An attorney can advise you on how to deal with otherwise valuable employees who may be creating a problem, without leaving the company open to claims from other employees or from the alleged offender if the claims turn our to be unfounded. For example, if your leading salesman is acting inappropriately, counsel can help you to get the message across so that you don't lose the productive sales person and so that you don't suffer the indignity (and expense)of having a sexual harassment lawsuit filed against you and/or your company.

If you receive a sexual harassment complaint, get a knowledgeable attorney on board quickly. If the investigation is conducted under the auspices of an attorney, it is more likely to be protected against discovery production during litigation because it is privileged as "attorney work product." The attorney will also help make sure the investigation of any alleged harassment is both thorough and confidential, and that any disciplinary action taken is prompt and appropriate. Swift and effective handling of initial allegations help both with the case at hand and to prevent future incidences of harassment. As in many other things, hypocrisy hurts.

IS AN EMPLOYER LIABLE IF A SUPERVISOR ENGAGES IN HARASSMENT?

Yes. The Supreme Court said in a June, 1998 decision: "An employer is subject to vicarious liability to a victimized employee for an actionable hostile environment created by a supervisor with immediate (or successively higher) authority over the employee."

When a fellow employee harasses, the victim can walk away or tell the offender where to go. However, when it involves a supervisor or somebody with supervisory authority (responsibilities may include decisions to hire and fire, to set work schedules and pay rates, vacation schedules, performance reviews) the employer must be strident in its reaction. Recognition of employer liability when discriminatory misuse of supervisory authority alters the terms and conditions of a victim's employment is underscored by the fact that the employer has a greater opportunity to guard against misconduct by supervisors than by common workers; employers have greater opportunity and incentive to screen them, train them, and monitor their performance.

To avoid the liability when no tangible employment action was taken against complaining employees, the employer may attempt to prove that (a) it exercised reasonable care to prevent and correct promptly any sexually harassing behavior, and (b) that the plaintiff employee unreasonably failed to take advantage of any preventive or corrective opportunities provided by the employer or to avoid harm otherwise.
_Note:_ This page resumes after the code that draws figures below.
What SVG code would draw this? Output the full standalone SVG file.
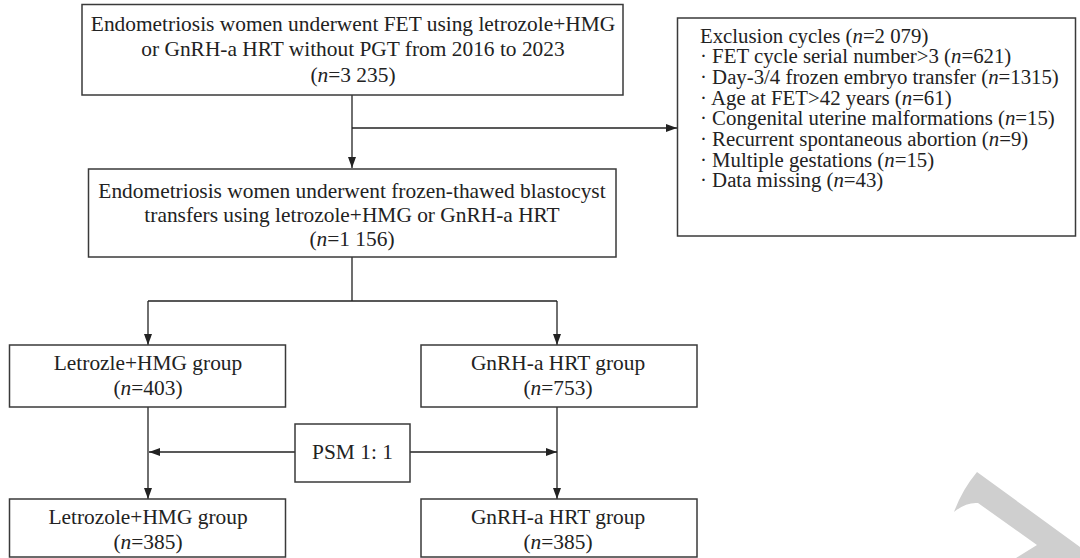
<svg xmlns="http://www.w3.org/2000/svg" width="1080" height="558" viewBox="0 0 1080 558">
<style>
.box{fill:#fff;stroke:#3a3a3a;stroke-width:1.5}
.t{font-family:"Liberation Serif","Times New Roman",serif;font-size:21.4px;fill:#222}
.x{font-size:20.8px}
.c{text-anchor:middle}
.i{font-style:italic}
.ln{fill:none;stroke:#222;stroke-width:1.3}
</style>
<defs>
<marker id="ah" markerUnits="userSpaceOnUse" markerWidth="11" markerHeight="8" refX="11" refY="4" orient="auto">
<path d="M0,0 L11,4 L0,8 z" fill="#222"/>
</marker>
</defs>
<rect width="1080" height="558" fill="#fff"/>
<g id="watermark">
<path d="M977,472 L1080,547 L1080,558 L1016,558 L1037,545 L978,503 Q966,502 954,512 Q962,490 977,472 z" fill="#cfcfcf"/>
</g>
<g id="connectors">
<path class="ln" d="M352,95 V168" marker-end="url(#ah)"/>
<path class="ln" d="M352,128 H677" marker-end="url(#ah)"/>
<path class="ln" d="M352,257 V301 M148,301 H557"/>
<path class="ln" d="M148,301 V345" marker-end="url(#ah)"/>
<path class="ln" d="M557,301 V345" marker-end="url(#ah)"/>
<path class="ln" d="M148,407 V499" marker-end="url(#ah)"/>
<path class="ln" d="M557,407 V499" marker-end="url(#ah)"/>
<path class="ln" d="M295,452 H149" marker-end="url(#ah)"/>
<path class="ln" d="M410,452 H557" marker-end="url(#ah)"/>
</g>
<g id="start">
<rect class="box" x="82" y="4.5" width="541" height="90.5"/>
<text class="t c" x="353" y="30.5">Endometriosis women underwent FET using letrozole+HMG</text>
<text class="t c" x="353" y="56">or GnRH-a HRT without PGT from 2016 to 2023</text>
<text class="t c" x="353" y="81.5">(<tspan class="i">n</tspan>=3 235)</text>
</g>
<g id="exclusion">
<rect class="box" x="677.5" y="18" width="398" height="218"/>
<text class="t x" x="700" y="42.5">Exclusion cycles (<tspan class="i">n</tspan>=2 079)</text>
<text class="t x" x="700" y="63.2">· FET cycle serial number&gt;3 (<tspan class="i">n</tspan>=621)</text>
<text class="t x" x="700" y="83.9">· Day-3/4 frozen embryo transfer (<tspan class="i">n</tspan>=1315)</text>
<text class="t x" x="700" y="104.6">· Age at FET&gt;42 years (<tspan class="i">n</tspan>=61)</text>
<text class="t x" x="700" y="125.3">· Congenital uterine malformations (<tspan class="i">n</tspan>=15)</text>
<text class="t x" x="700" y="146">· Recurrent spontaneous abortion (<tspan class="i">n</tspan>=9)</text>
<text class="t x" x="700" y="166.7">· Multiple gestations (<tspan class="i">n</tspan>=15)</text>
<text class="t x" x="700" y="187.4">· Data missing (<tspan class="i">n</tspan>=43)</text>
</g>
<g id="blastocyst">
<rect class="box" x="88.5" y="169" width="527.5" height="88"/>
<text class="t c" x="352" y="197.5">Endometriosis women underwent frozen-thawed blastocyst</text>
<text class="t c" x="352" y="221.5">transfers using letrozole+HMG or GnRH-a HRT</text>
<text class="t c" x="352" y="246">(<tspan class="i">n</tspan>=1 156)</text>
</g>
<g id="letrozole-pre">
<rect class="box" x="9.5" y="345" width="276" height="62"/>
<text class="t c" x="148" y="369.5">Letrozle+HMG group</text>
<text class="t c" x="148" y="394.5">(<tspan class="i">n</tspan>=403)</text>
</g>
<g id="gnrh-pre">
<rect class="box" x="421" y="345" width="276" height="62"/>
<text class="t c" x="558" y="369.5">GnRH-a HRT group</text>
<text class="t c" x="558" y="394.5">(<tspan class="i">n</tspan>=753)</text>
</g>
<g id="psm">
<rect class="box" x="295" y="424" width="115" height="58"/>
<text class="t c" x="352.5" y="459">PSM 1: 1</text>
</g>
<g id="letrozole-post">
<rect class="box" x="9.5" y="499" width="276" height="58"/>
<text class="t c" x="148" y="523.5">Letrozole+HMG group</text>
<text class="t c" x="148" y="548.5">(<tspan class="i">n</tspan>=385)</text>
</g>
<g id="gnrh-post">
<rect class="box" x="421" y="499" width="276" height="58"/>
<text class="t c" x="558" y="523.5">GnRH-a HRT group</text>
<text class="t c" x="558" y="548.5">(<tspan class="i">n</tspan>=385)</text>
</g>
</svg>
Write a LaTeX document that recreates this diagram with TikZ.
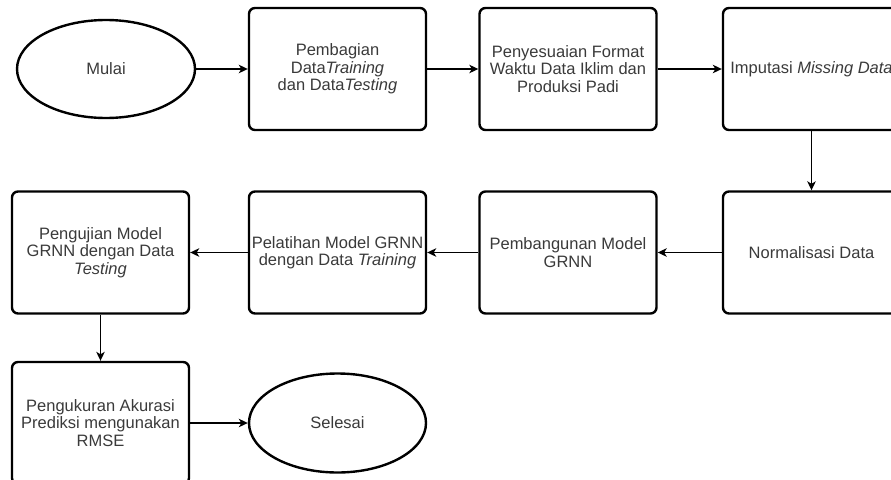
\documentclass[tikz,border=0pt]{standalone}
\usepackage{fontspec}
\setmainfont{Liberation Sans}
\usetikzlibrary{shapes.geometric,arrows.meta}
\definecolor{txt}{HTML}{3A3A3A}
\begin{document}
\begin{tikzpicture}[x=1pt,y=-1pt,
  lbl/.style={align=center, text=txt, font=\fontsize{16.5}{17.5}\selectfont},
  procbox/.style={lbl, draw=black, line width=2.4pt, rounded corners=6pt, minimum width=177pt, minimum height=122pt, inner sep=0pt},
  termnode/.style={lbl, draw=black, ellipse, line width=2.4pt, minimum width=178pt, minimum height=98pt, inner sep=0pt},
  flow/.style={-{Stealth[length=9pt,width=8.5pt,inset=2.5pt]}, line width=1.3pt}]
\useasboundingbox (0,0) rectangle (891,479);
\node[termnode] (mulai) at (106,69) {Mulai};
\node[procbox] (b1) at (337.5,69) {Pembagian\\Data\textit{Training}\\dan Data\textit{Testing}};
\node[procbox] (b2) at (568,69) {Penyesuaian Format\\Waktu Data Iklim dan\\Produksi Padi};
\node[procbox] (b3) at (811.5,69) {Imputasi \textit{Missing Data}};
\node[procbox] (b4) at (811.5,252.5) {Normalisasi Data};
\node[procbox] (b5) at (568,252.5) {Pembangunan Model\\GRNN};
\node[procbox] (b6) at (337.5,252.5) {Pelatihan Model GRNN\\dengan Data \textit{Training}};
\node[procbox] (b7) at (100.5,252.5) {Pengujian Model\\GRNN dengan Data\\\textit{Testing}};
\node[procbox] (b8) at (100.5,423) {Pengukuran Akurasi\\Prediksi mengunakan\\RMSE};
\node[termnode, minimum width=177pt, minimum height=99pt] (selesai) at (337.5,423) {Selesai};
\draw[flow] (mulai) -- (b1);
\draw[flow] (b1) -- (b2);
\draw[flow] (b2) -- (b3);
\draw[flow] (b3) -- (b4);
\draw[flow] (b4) -- (b5);
\draw[flow] (b5) -- (b6);
\draw[flow] (b6) -- (b7);
\draw[flow] (b7) -- (b8);
\draw[flow] (b8) -- (selesai);
\end{tikzpicture}
\end{document}
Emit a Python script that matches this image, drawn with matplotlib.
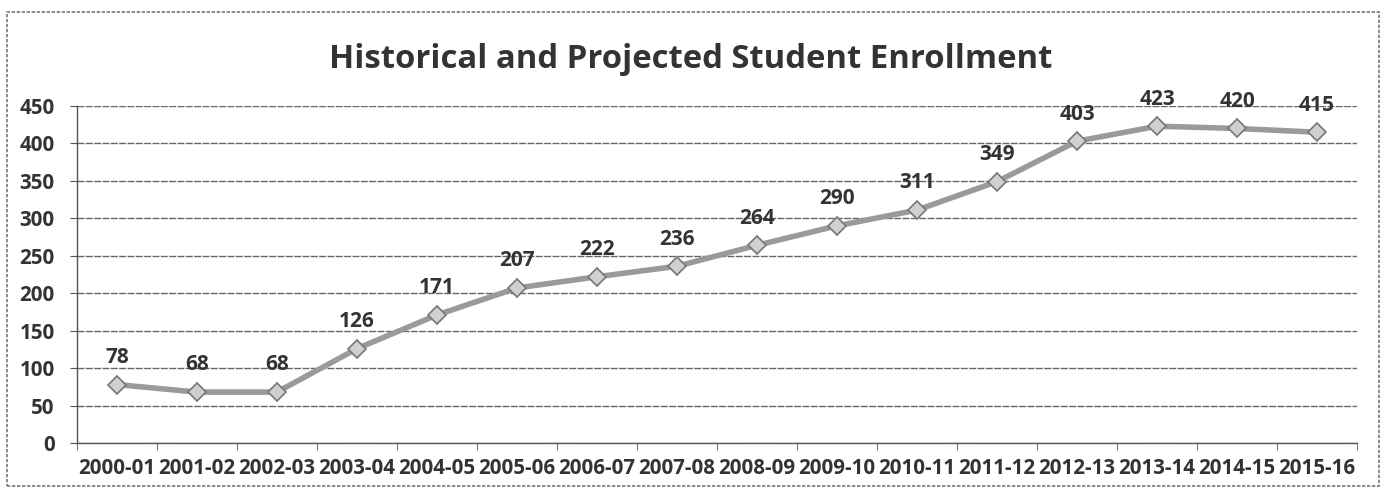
import matplotlib.pyplot as plt
from matplotlib.patches import Rectangle

years = ['2000-01', '2001-02', '2002-03', '2003-04', '2004-05', '2005-06',
         '2006-07', '2007-08', '2008-09', '2009-10', '2010-11', '2011-12',
         '2012-13', '2013-14', '2014-15', '2015-16']
enrollment = [78, 68, 68, 126, 171, 207, 222, 236, 264, 290, 311, 349,
              403, 423, 420, 415]
yticks = [0, 50, 100, 150, 200, 250, 300, 350, 400, 450]

plt.rcParams['font.family'] = ['Open Sans', 'DejaVu Sans']
txt = '#333333'

fig = plt.figure(figsize=(13.82, 4.93), dpi=100)
ax = fig.add_axes([77 / 1382, 1 - 443 / 493, 1280 / 1382, 337 / 493])

x = list(range(len(years)))
ax.plot(x, enrollment, color='#9a9a9a', linewidth=4, marker='D',
        markersize=9, markerfacecolor='#d0d0d0', markeredgecolor='#777777',
        markeredgewidth=1.2, zorder=3)

for i, v in enumerate(enrollment):
    ax.annotate(str(v), (i, v), xytext=(0, 12), textcoords='offset points',
                ha='center', va='bottom', fontsize=15, fontweight='bold',
                color=txt)

ax.set_xlim(-0.5, len(years) - 0.5)
ax.set_ylim(0, 450)
ax.set_xticks(x)
ax.set_xticklabels(years, fontsize=14.8, fontweight='bold', color=txt)
ax.set_yticks(yticks)
ax.set_yticklabels([str(t) for t in yticks], fontsize=14.8, fontweight='bold',
                   color=txt)
ax.set_xticks([i - 0.5 for i in range(len(years) + 1)], minor=True)
ax.tick_params(axis='x', which='major', length=0, pad=11)
ax.tick_params(axis='x', which='minor', length=5, color='#555555')
ax.tick_params(axis='y', length=5, color='#555555', pad=11)

ax.yaxis.grid(True, color='#666666', linewidth=1.0, linestyle=(0, (5, 1)))
ax.set_axisbelow(True)
for side in ['top', 'right']:
    ax.spines[side].set_visible(False)
for side in ['left', 'bottom']:
    ax.spines[side].set_color('#555555')
    ax.spines[side].set_linewidth(1.0)

fig.text(0.5, 1 - 60 / 493, 'Historical and Projected Student Enrollment',
         ha='center', va='center', fontsize=23.7, fontweight='bold', color=txt)

# dotted frame round the whole chart
fig.patches.append(Rectangle((7 / 1382, 1 - 486 / 493), 1372 / 1382,
                             474 / 493, transform=fig.transFigure,
                             fill=False, edgecolor='#777777', linewidth=1.2,
                             linestyle=(0, (2, 1))))

fig.savefig('out.png', dpi=100)
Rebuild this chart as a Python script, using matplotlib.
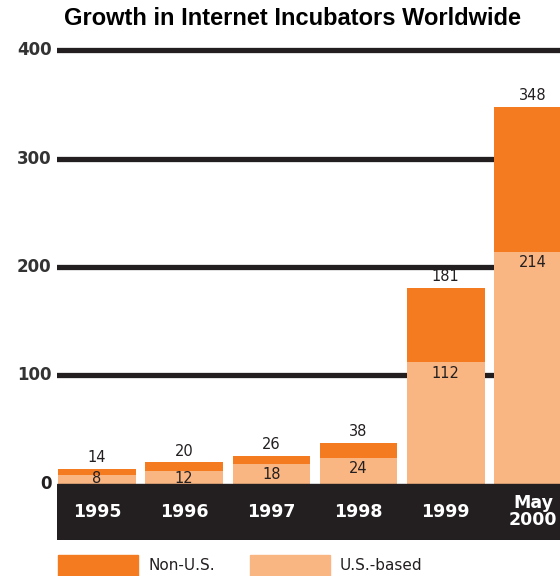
import matplotlib.pyplot as plt
from matplotlib.patches import Rectangle

# Data
years = ['1995', '1996', '1997', '1998', '1999', 'May\n2000']
total = [14, 20, 26, 38, 181, 348]
us_based = [8, 12, 18, 24, 112, 214]
non_us = [t - u for t, u in zip(total, us_based)]
y_ticks = [0, 100, 200, 300, 400]

dark_orange = '#F47B20'
light_orange = '#F9B582'
ink = '#231F20'

fig = plt.figure(figsize=(5.6, 5.76), dpi=100)
ax = fig.add_axes([0.102, 0.0625, 0.898, 0.8595])

x = list(range(len(years)))

# thick gridlines behind the bars
for t in y_ticks[1:]:
    ax.axhline(t, color=ink, lw=3.8, zorder=1)
    ax.text(-0.52, t, str(t), ha='right', va='center', fontsize=12,
            fontweight='bold', color='#333333')
ax.text(-0.52, 0, '0', ha='right', va='center', fontsize=12,
        fontweight='bold', color=ink)

ax.bar(x, us_based, width=0.89, color=light_orange, zorder=2)
ax.bar(x, non_us, bottom=us_based, width=0.89, color=dark_orange, zorder=2)

# value labels
for i in x:
    ax.text(i, total[i] + 3, str(total[i]), ha='center', va='bottom',
            fontsize=10.5, color=ink, zorder=3)
    ax.text(i, max(us_based[i] - 3, 12), str(us_based[i]), ha='center',
            va='top', fontsize=10.5, color=ink, zorder=3)

# black band with year labels
ax.axhspan(-52, 0, color=ink, zorder=4)
for i in x:
    ax.text(i, -26, years[i], ha='center', va='center', fontsize=12.5,
            fontweight='bold', color='white', linespacing=0.95, zorder=5)

ax.set_xlim(-0.457, 5.31)
ax.set_ylim(-52, 405)
ax.axis('off')

fig.text(0.522, 0.968, 'Growth in Internet Incubators Worldwide',
         ha='center', va='center', fontsize=17, fontweight='bold',
         family='Liberation Sans')

# legend
fig.add_artist(Rectangle((58 / 560, 0), 80 / 560, 21 / 576,
                         transform=fig.transFigure, color=dark_orange))
fig.text(148 / 560, 10 / 576, 'Non-U.S.', va='center', fontsize=11, color=ink)
fig.add_artist(Rectangle((250 / 560, 0), 80 / 560, 21 / 576,
                         transform=fig.transFigure, color=light_orange))
fig.text(340 / 560, 10 / 576, 'U.S.-based', va='center', fontsize=11, color=ink)

fig.savefig('out.png', dpi=100)
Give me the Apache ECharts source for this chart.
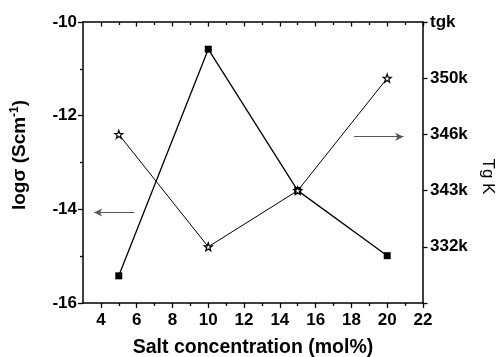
<!DOCTYPE html>
<html>
<head>
<meta charset="utf-8">
<script src="https://cdn.jsdelivr.net/npm/echarts@6/dist/echarts.min.js"></script>
<style>
  html, body { margin: 0; padding: 0; background: #fff; }
  #chart { width: 500px; height: 357px; }
</style>
</head>
<body>
<div id="chart"></div>
<script>
// Salt concentration (mol%)
const saltConc = [5, 10, 15, 20];
// Conductivity, log sigma (S cm^-1)
const logSigma = [-15.42, -10.58, -13.6, -14.99];
// Glass transition temperature labels on the right axis (bottom to top)
const tgCategories = ['', '332k', '343k', '346k', '350k', 'tgk'];
// Tg of each sample, read on the right axis
const tgValues = ['346k', '332k', '343k', '350k'];
// Axis ticks
const xMajorTicks = [4, 6, 8, 10, 12, 14, 16, 18, 20, 22];
const xMinorTicks = [5, 7, 9, 11, 13, 15, 17, 19, 21];

const FONT = '"Liberation Sans", Arial, Helvetica, sans-serif';
const starPath = 'path://M0,-10 L2.35,-3.24 L9.51,-3.09 L3.8,1.24 L5.88,8.09 L0,4 L-5.88,8.09 L-3.8,1.24 L-9.51,-3.09 L-2.35,-3.24 Z';

const baseX = { type: 'value', min: 3, max: 22, interval: 1, splitLine: { show: false } };
const axisLineStyle = { color: '#000', width: 1.5 };
const tickStyle = { color: '#000', width: 1.3 };
const tickFont = { fontFamily: FONT, fontWeight: 'bold', fontSize: 17, color: '#000' };

const option = {
  animation: false,
  backgroundColor: '#fff',
  grid: { left: 83, right: 77, top: 22, bottom: 54, containLabel: false, outerBoundsMode: 'none' },
  xAxis: [
    Object.assign({}, baseX, {
      position: 'bottom',
      name: 'Salt concentration (mol%)',
      nameLocation: 'middle',
      nameGap: 35,
      nameTextStyle: { fontFamily: FONT, fontWeight: 'bold', fontSize: 19.5, color: '#000' },
      axisLine: { show: true, lineStyle: axisLineStyle },
      axisTick: { show: true, length: 5, customValues: xMajorTicks, lineStyle: tickStyle },
      axisLabel: Object.assign({ show: true, customValues: xMajorTicks, margin: 9 }, tickFont)
    }),
    Object.assign({}, baseX, {
      position: 'bottom',
      axisLine: { show: false },
      axisTick: { show: true, length: 3, customValues: xMinorTicks, lineStyle: tickStyle },
      axisLabel: { show: false }
    }),
    Object.assign({}, baseX, {
      position: 'top',
      axisLine: { show: true, lineStyle: axisLineStyle },
      axisTick: { show: true, inside: true, length: 4.5, customValues: xMajorTicks, lineStyle: tickStyle },
      axisLabel: { show: false }
    }),
    Object.assign({}, baseX, {
      position: 'top',
      axisLine: { show: false },
      axisTick: { show: true, inside: true, length: 3, customValues: xMinorTicks, lineStyle: tickStyle },
      axisLabel: { show: false }
    })
  ],
  yAxis: [
    {
      type: 'value',
      position: 'left',
      min: -16, max: -10, interval: 2,
      name: '{t|logσ (Scm}{s|-1}{t|)}',
      nameLocation: 'middle',
      nameGap: 53,
      nameRotate: 90,
      nameTextStyle: {
        padding: [0, 0, 0, 15],
        rich: {
          t: { fontFamily: FONT, fontWeight: 'bold', fontSize: 19, color: '#000' },
          s: { fontFamily: FONT, fontWeight: 'bold', fontSize: 12, color: '#000', verticalAlign: 'top', padding: [0, 0, 9, 0] }
        }
      },
      splitLine: { show: false },
      axisLine: { show: true, lineStyle: axisLineStyle },
      axisTick: { show: true, length: 5, lineStyle: tickStyle },
      minorTick: { show: true, splitNumber: 2, length: 3, lineStyle: tickStyle },
      axisLabel: Object.assign({ margin: 6 }, tickFont)
    },
    {
      type: 'category',
      position: 'right',
      data: tgCategories,
      boundaryGap: false,
      name: 'Tg K',
      nameLocation: 'middle',
      nameGap: 49,
      nameRotate: -90,
      nameTextStyle: { fontFamily: FONT, fontSize: 17, color: '#000', padding: [0, 0, 0, 28] },
      splitLine: { show: false },
      axisLine: { show: true, lineStyle: axisLineStyle },
      axisTick: { show: true, length: 4.5, alignWithLabel: true, lineStyle: tickStyle },
      axisLabel: Object.assign({ margin: 7 }, tickFont)
    }
  ],
  series: [
    {
      name: 'logσ',
      type: 'line',
      xAxisIndex: 0,
      yAxisIndex: 0,
      data: saltConc.map((x, i) => [x, logSigma[i]]),
      symbol: 'rect',
      symbolSize: 7,
      lineStyle: { color: '#000', width: 1.3 },
      itemStyle: { color: '#000' },
      z: 3,
      markLine: {
        silent: true,
        symbol: ['none', 'arrow'],
        symbolSize: [6, 8],
        label: { show: false },
        lineStyle: { color: '#555', width: 1.2, type: 'solid' },
        data: [
          [{ coord: [5.87, -14.07] }, { coord: [3.62, -14.07] }],
          [{ coord: [18.15, -12.45] }, { coord: [20.9, -12.45] }]
        ]
      }
    },
    {
      name: 'Tg',
      type: 'line',
      xAxisIndex: 0,
      yAxisIndex: 1,
      data: saltConc.map((x, i) => [x, tgValues[i]]),
      symbol: starPath,
      symbolSize: 8,
      lineStyle: { color: '#000', width: 1 },
      itemStyle: { color: '#fff', borderColor: '#000', borderWidth: 1.2 },
      z: 4
    }
  ]
};

const chart = echarts.init(document.getElementById('chart'), null, { renderer: 'canvas' });
chart.setOption(option);
</script>
</body>
</html>
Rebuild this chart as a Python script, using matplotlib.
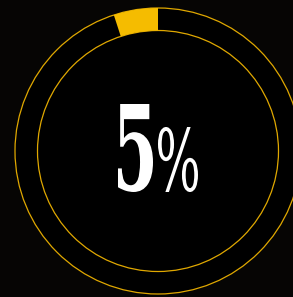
import matplotlib
matplotlib.use("Agg")
import matplotlib.pyplot as plt
from matplotlib.patches import Wedge, Circle, PathPatch
from matplotlib.textpath import TextPath
from matplotlib.font_manager import FontProperties
from matplotlib.transforms import Affine2D

# data
percent = 5
label_number = "5"
label_sign = "%"

W, H = 293, 297
cx, cy = 158, 146
r_out, r_in = 143, 120.5
yellow = "#f5bc00"
line_col = "#e0a800"

fig = plt.figure(figsize=(W / 100, H / 100), dpi=100)
fig.patch.set_facecolor("#060504")
ax = fig.add_axes([0, 0, 1, 1])
ax.set_xlim(0, W)
ax.set_ylim(0, H)
ax.set_aspect("equal")
ax.axis("off")

# black disc with thin rings
ax.add_patch(Circle((cx, cy), r_out, facecolor="black", edgecolor="none"))
ax.add_patch(Circle((cx, cy), r_out, facecolor="none", edgecolor=line_col, lw=0.9))
ax.add_patch(Circle((cx, cy), r_in, facecolor="none", edgecolor=line_col, lw=0.9))

# progress segment, starting at 12 o'clock going counter-clockwise
sweep = percent / 100 * 360
ax.add_patch(Wedge((cx, cy), r_out, 90, 90 + sweep, width=r_out - r_in,
                   facecolor=yellow, edgecolor="none"))


def put_text(s, x0, x1, y0, y1, weight="bold"):
    fp = FontProperties(family="DejaVu Serif", weight=weight)
    tp = TextPath((0, 0), s, size=100, prop=fp)
    ext = tp.get_extents()
    tr = (Affine2D().translate(-ext.x0, -ext.y0)
          .scale((x1 - x0) / ext.width, (y1 - y0) / ext.height)
          .translate(x0, y0))
    ax.add_patch(PathPatch(tr.transform_path(tp), facecolor="white", edgecolor="none"))


# big condensed label
put_text(label_number, 118, 153, H - 192, H - 104)
put_text(label_sign, 158, 198, H - 192, H - 127, weight="normal")

fig.savefig("out.png", dpi=100, facecolor=fig.get_facecolor())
IS AN EMPLOYER LIABLE FOR HOSTILE WORK ENVIRONMENT HARASSMENT?

If an employer is aware of a hostile environment, and has not taken any appropriate action to correct the problem, then the employer may well be held liable for the harassment.

However, whether it was supervisors, co-workers, or customers who created the hostile environment, if the employer is not made aware of the situation, the employer should not be held responsible for hostile environment harassment.